Exercise:
From the entries below, copy every line holding the word "chart".

Recorded information:
----
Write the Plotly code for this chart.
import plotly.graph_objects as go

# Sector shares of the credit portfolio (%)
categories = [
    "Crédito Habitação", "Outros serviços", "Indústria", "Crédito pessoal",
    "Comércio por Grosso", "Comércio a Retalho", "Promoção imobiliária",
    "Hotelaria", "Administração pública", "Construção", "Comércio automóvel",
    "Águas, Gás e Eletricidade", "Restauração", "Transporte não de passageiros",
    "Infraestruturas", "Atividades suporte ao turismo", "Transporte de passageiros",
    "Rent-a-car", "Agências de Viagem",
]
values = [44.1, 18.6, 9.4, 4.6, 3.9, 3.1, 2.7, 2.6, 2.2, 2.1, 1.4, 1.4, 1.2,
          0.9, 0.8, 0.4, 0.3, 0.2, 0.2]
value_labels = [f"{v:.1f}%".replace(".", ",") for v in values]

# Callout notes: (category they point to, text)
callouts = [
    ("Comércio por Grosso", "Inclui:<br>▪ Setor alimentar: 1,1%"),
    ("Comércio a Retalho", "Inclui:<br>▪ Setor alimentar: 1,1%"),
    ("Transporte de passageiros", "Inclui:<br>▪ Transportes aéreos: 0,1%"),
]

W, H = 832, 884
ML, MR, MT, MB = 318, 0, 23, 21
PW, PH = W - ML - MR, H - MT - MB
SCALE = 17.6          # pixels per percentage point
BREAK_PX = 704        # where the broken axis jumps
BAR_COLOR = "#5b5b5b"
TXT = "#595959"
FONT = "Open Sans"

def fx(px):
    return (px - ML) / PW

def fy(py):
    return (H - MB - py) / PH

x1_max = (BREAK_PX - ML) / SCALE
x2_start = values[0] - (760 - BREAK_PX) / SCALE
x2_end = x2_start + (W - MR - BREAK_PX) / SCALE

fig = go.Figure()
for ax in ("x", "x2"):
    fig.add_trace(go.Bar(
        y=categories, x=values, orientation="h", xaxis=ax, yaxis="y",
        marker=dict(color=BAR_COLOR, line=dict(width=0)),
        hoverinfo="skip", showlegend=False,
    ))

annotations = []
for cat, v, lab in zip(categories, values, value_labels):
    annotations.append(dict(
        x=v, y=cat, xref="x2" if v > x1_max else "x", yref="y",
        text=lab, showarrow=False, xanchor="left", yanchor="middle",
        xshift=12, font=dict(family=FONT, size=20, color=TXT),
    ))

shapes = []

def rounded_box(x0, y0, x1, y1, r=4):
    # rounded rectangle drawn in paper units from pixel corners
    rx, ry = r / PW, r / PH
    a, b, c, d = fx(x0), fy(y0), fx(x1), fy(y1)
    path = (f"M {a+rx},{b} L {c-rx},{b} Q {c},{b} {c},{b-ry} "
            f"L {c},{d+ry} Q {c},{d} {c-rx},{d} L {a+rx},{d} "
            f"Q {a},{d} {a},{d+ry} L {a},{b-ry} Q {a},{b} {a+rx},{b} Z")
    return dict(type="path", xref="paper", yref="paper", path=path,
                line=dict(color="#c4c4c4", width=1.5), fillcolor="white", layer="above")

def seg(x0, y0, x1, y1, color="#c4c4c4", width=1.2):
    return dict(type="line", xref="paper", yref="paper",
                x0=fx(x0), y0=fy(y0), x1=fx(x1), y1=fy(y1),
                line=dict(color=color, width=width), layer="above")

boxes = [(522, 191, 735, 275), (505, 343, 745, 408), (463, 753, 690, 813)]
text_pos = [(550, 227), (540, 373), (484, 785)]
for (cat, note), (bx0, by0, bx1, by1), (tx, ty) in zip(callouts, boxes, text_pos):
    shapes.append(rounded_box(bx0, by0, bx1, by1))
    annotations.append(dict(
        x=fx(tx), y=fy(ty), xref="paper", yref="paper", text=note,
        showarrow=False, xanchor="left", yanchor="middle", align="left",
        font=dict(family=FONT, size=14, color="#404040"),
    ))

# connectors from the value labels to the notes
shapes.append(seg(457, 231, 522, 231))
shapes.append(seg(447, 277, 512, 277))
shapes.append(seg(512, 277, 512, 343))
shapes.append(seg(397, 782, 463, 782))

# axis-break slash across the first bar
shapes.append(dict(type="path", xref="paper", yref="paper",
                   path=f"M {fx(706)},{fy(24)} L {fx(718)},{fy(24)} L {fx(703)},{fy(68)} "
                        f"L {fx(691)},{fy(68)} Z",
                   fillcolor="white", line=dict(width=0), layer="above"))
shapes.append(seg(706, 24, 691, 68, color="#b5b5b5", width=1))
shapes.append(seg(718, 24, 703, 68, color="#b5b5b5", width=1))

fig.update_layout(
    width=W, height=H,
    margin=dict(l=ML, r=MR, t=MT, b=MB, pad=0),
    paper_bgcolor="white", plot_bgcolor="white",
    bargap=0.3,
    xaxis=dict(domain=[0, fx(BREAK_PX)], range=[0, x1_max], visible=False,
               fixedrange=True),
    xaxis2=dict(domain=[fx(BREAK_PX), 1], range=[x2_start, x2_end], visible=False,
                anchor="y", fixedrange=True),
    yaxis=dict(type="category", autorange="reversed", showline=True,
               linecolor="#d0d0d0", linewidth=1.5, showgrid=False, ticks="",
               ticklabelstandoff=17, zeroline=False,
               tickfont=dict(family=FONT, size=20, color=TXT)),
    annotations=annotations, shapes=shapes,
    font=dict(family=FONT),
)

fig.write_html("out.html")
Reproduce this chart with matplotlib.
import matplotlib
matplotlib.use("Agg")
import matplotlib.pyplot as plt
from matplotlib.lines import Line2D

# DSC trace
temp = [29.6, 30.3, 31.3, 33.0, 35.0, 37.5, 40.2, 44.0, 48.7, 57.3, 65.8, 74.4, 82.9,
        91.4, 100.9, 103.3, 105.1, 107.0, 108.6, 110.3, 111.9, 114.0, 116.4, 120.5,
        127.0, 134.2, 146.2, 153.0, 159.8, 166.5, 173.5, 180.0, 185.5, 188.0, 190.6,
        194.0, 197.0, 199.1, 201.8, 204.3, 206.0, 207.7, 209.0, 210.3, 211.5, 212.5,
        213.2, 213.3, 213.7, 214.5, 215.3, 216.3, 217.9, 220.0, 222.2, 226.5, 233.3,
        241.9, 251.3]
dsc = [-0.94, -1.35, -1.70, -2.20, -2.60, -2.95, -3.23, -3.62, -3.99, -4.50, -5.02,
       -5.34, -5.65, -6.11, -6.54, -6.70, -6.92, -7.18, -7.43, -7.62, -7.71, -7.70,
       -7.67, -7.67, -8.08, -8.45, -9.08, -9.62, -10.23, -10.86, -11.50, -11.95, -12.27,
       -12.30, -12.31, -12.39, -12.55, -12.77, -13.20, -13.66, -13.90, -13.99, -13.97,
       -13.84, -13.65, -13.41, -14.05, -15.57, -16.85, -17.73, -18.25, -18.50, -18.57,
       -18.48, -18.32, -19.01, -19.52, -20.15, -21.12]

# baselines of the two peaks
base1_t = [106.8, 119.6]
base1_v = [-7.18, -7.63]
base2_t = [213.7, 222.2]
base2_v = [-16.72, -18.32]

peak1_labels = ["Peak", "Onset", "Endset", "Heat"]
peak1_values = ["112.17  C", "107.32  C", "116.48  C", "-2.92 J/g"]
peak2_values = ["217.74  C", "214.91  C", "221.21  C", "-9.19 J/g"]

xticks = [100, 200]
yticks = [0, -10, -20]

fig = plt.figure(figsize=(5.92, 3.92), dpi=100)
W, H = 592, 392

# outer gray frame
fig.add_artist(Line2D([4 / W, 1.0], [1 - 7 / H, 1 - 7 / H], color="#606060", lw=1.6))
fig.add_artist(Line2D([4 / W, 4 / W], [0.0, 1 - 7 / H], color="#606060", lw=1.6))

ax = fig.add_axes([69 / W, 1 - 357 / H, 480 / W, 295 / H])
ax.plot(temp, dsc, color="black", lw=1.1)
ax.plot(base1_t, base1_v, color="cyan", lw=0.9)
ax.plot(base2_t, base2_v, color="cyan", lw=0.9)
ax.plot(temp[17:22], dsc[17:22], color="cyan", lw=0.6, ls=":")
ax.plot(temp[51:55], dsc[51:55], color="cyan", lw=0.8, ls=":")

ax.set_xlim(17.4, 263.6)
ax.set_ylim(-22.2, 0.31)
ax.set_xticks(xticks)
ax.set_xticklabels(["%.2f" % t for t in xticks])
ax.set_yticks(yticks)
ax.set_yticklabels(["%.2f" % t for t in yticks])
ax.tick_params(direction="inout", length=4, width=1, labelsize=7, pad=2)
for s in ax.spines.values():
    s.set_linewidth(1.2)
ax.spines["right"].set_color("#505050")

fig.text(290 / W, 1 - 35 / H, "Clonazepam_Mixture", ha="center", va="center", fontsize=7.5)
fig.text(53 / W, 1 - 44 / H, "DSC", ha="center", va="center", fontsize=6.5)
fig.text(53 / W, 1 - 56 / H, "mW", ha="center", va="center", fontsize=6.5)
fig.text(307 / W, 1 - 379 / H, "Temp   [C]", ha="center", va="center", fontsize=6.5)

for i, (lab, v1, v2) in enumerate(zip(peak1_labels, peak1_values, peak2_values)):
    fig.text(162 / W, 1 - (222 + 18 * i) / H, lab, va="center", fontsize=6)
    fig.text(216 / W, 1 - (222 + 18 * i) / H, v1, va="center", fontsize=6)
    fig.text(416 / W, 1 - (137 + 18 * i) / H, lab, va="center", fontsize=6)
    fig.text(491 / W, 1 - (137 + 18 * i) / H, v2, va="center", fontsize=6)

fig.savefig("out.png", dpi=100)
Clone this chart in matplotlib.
----
Solution for this task:
Write the Plotly code for this chart.
Reproduce this chart with matplotlib.
Clone this chart in matplotlib.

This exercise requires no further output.